Since 1992, women's representation in law school classes has approached 50%. However, the percentage of female federal judges is fairly lower. As of 2016, only 36% of judges on the federal courts of appeals were women, that is 60 out of 167 active judges. Women represented only 15% of judges on the Third Circuit, only 20% of judges on the Eight Circuit and only 25% of judges on the Tenth Circuit. As for women of color, there is even a smaller number. Only 12 women (7% of judges) of color were on the U.S. courts of appeals.
In addition to other task forces, the Ninth Circuit's report found that many women believe that a major hindrance to attaining a judicial position is the lack of women "power players" in the connected "old boys clubs" that often influence judicial appointments. Women judges and women lawyers attribute male-domination of the judiciary in large part to the exclusion of women from the networks that influence judicial appointments. Women lawyers attribute the small number of women appointed to bench and bar committees to the exclusion of women from formal and informal selection processes. A large proportion of women lawyers believe that men have a better chance than women to be promoted to law firm partnerships and to equivalent positions in public law organizations. (See Sandra Day O'Connor, The Effects of Gender in the Federal Courts: The Final Report of the Ninth Circuit Gender Bias Task Force: The Quality of Justice, 67 S. Cal. L. Rev. 745, 786-87 (1994).)
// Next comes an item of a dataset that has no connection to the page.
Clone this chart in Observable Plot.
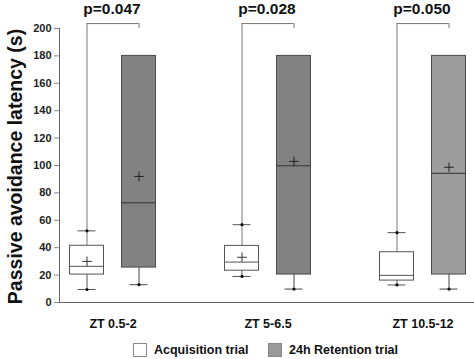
<!DOCTYPE html>
<html>
<head>
<meta charset="utf-8">
<script src="https://cdn.jsdelivr.net/npm/d3@7"></script>
<script src="https://cdn.jsdelivr.net/npm/@observablehq/plot@0.6"></script>
<style>
  html, body { margin: 0; padding: 0; background: #fff; }
  #wrap { position: relative; width: 474px; height: 359px; font-family: "Liberation Sans", Arial, sans-serif; }
  #legend { position: absolute; left: 0; top: 343px; width: 474px; height: 16px; font-weight: bold; font-size: 12.5px; color: #111; }
  .item { position: absolute; top: 0; display: flex; align-items: center; }
  .sw { width: 14px; height: 14px; border: 1px solid #888; margin-right: 7px; box-sizing: border-box; }
</style>
</head>
<body>
<div id="wrap"></div>
<script>
// ---- data ----
const groups = ["ZT 0.5-2", "ZT 5-6.5", "ZT 10.5-12"];
const pValues = ["p=0.047", "p=0.028", "p=0.050"];
const yTicks = [0, 20, 40, 60, 80, 100, 120, 140, 160, 180, 200];
const trials = ["Acquisition trial", "24h Retention trial"];

const acqMin = [9.5, 19, 12.8];
const acqQ1 = [20.4, 23.2, 16];
const acqMedian = [26.4, 29.5, 19.8];
const acqQ3 = [41.4, 41.3, 36.7];
const acqMax = [52.3, 56.8, 51];
const acqMean = [30, 33, null];

const retMin = [13, 9.8, 9.8];
const retQ1 = [25.5, 20.4, 20.4];
const retMedian = [72.8, 99.8, 94.3];
const retQ3 = [180, 180, 180];
const retMax = [180, 180, 180];
const retMean = [92, 103, 98.7];
const retFill = ["#828282", "#828282", "#9c9c9c"];

const bracketTop = 203.6;
const bracketEnd = 200;

// ---- build tables ----
const acq = groups.map((g, i) => ({g, min: acqMin[i], q1: acqQ1[i], med: acqMedian[i], q3: acqQ3[i], max: acqMax[i], mean: acqMean[i], top: bracketTop, p: pValues[i]}));
const ret = groups.map((g, i) => ({g, min: retMin[i], q1: retQ1[i], med: retMedian[i], q3: retQ3[i], max: retMax[i], mean: retMean[i], fill: retFill[i], top: bracketTop, end: bracketEnd}));

const F = "Liberation Sans, Arial, sans-serif";
const off = 26;
const A = {insetLeft: 34.5, insetRight: 86.5};
const R = {insetLeft: 86.5, insetRight: 34.5};
const AC = {insetLeft: 42.5, insetRight: 94.5};
const RC = {insetLeft: 94.5, insetRight: 42.5};

const lineGrey = "#777";
const boxStroke = "#4a4a4a";

const chart = Plot.plot({
  width: 474,
  height: 336,
  marginLeft: 59,
  marginRight: 0,
  marginTop: 28,
  marginBottom: 34,
  style: {fontFamily: F, background: "#fff", overflow: "visible"},
  x: {type: "band", domain: groups, range: [34.5, 499.5], padding: 0, label: null},
  y: {domain: [0, 200], label: null},
  marks: [
    Plot.axisY({ticks: yTicks, tickSize: 5, tickPadding: 3, fontSize: 11, fontWeight: "bold", stroke: "#888", fill: "#222"}),
    Plot.frame({anchor: "left", stroke: "#666"}),
    Plot.ruleY([0], {stroke: "#666"}),
    Plot.axisX({tickSize: 0, tickPadding: 17, fontSize: 12.5, fontWeight: "bold", fill: "#111"}),
    Plot.text(["Passive avoidance latency (s)"], {frameAnchor: "left", textAnchor: "middle", rotate: -90, dx: -44, dy: 1, fontSize: 19.5, fontWeight: "bold", fill: "#111"}),

    Plot.ruleX(acq, {x: "g", y1: "q3", y2: "top", dx: -off, stroke: lineGrey}),
    Plot.tickY(acq, {x: "g", y: "top", insetLeft: 51.5, insetRight: 51.5, stroke: lineGrey}),
    Plot.ruleX(ret, {x: "g", y1: "end", y2: "top", dx: off, stroke: lineGrey}),
    Plot.text(acq, {x: "g", y: "top", text: "p", dy: -10, lineAnchor: "bottom", fontSize: 15.5, fontWeight: "bold", fill: "#111", dx: -1}),

    Plot.ruleX(acq, {x: "g", y1: "min", y2: "q1", dx: -off, stroke: "#555"}),
    Plot.tickY(acq, {x: "g", y: "max", ...AC, stroke: "#555"}),
    Plot.tickY(acq, {x: "g", y: "min", ...AC, stroke: "#555"}),
    Plot.dot(acq, {x: "g", y: "max", dx: -off, r: 1.6, fill: "#111"}),
    Plot.dot(acq, {x: "g", y: "min", dx: -off, r: 1.6, fill: "#111"}),
    Plot.barY(acq, {x: "g", y1: "q1", y2: "q3", ...A, fill: "#fff", stroke: "#555"}),
    Plot.tickY(acq, {x: "g", y: "med", ...A, stroke: "#555"}),
    Plot.dot(acq.filter(d => d.mean != null), {x: "g", y: "mean", dx: -off, symbol: "plus", r: 3.2, stroke: "#333", strokeWidth: 1}),

    Plot.ruleX(ret, {x: "g", y1: "min", y2: "q1", dx: off, stroke: "#444"}),
    Plot.tickY(ret, {x: "g", y: "min", ...RC, stroke: "#444"}),
    Plot.dot(ret, {x: "g", y: "min", dx: off, r: 1.6, fill: "#111"}),
    Plot.barY(ret, {x: "g", y1: "q1", y2: "q3", ...R, fill: "fill", stroke: boxStroke}),
    Plot.tickY(ret, {x: "g", y: "med", ...R, stroke: "#333"}),
    Plot.dot(ret, {x: "g", y: "mean", dx: off, symbol: "plus", r: 3.2, stroke: "#222", strokeWidth: 1})
  ]
});

const wrap = document.getElementById("wrap");
wrap.appendChild(chart);

const legend = document.createElement("div");
legend.id = "legend";
const swatchFill = ["#fff", "#9a9a9a"];
const lefts = [133, 268];
trials.forEach((t, i) => {
  const it = document.createElement("div");
  it.className = "item";
  it.style.left = lefts[i] + "px";
  const sw = document.createElement("div");
  sw.className = "sw";
  sw.style.background = swatchFill[i];
  const tx = document.createElement("span");
  tx.textContent = t;
  it.appendChild(sw);
  it.appendChild(tx);
  legend.appendChild(it);
});
wrap.appendChild(legend);
</script>
</body>
</html>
Many of the task forces found both explicit and implicit unacceptable treatment of female lawyers by male judges. For instance, in 1988, "a senior status federal district court judge refused to address a female attorney as 'Ms.' and threatened to hold her in contempt if she persisted in using her birth name rather than her married name." Women judges also report hearing more disparaging remarks than male judges do.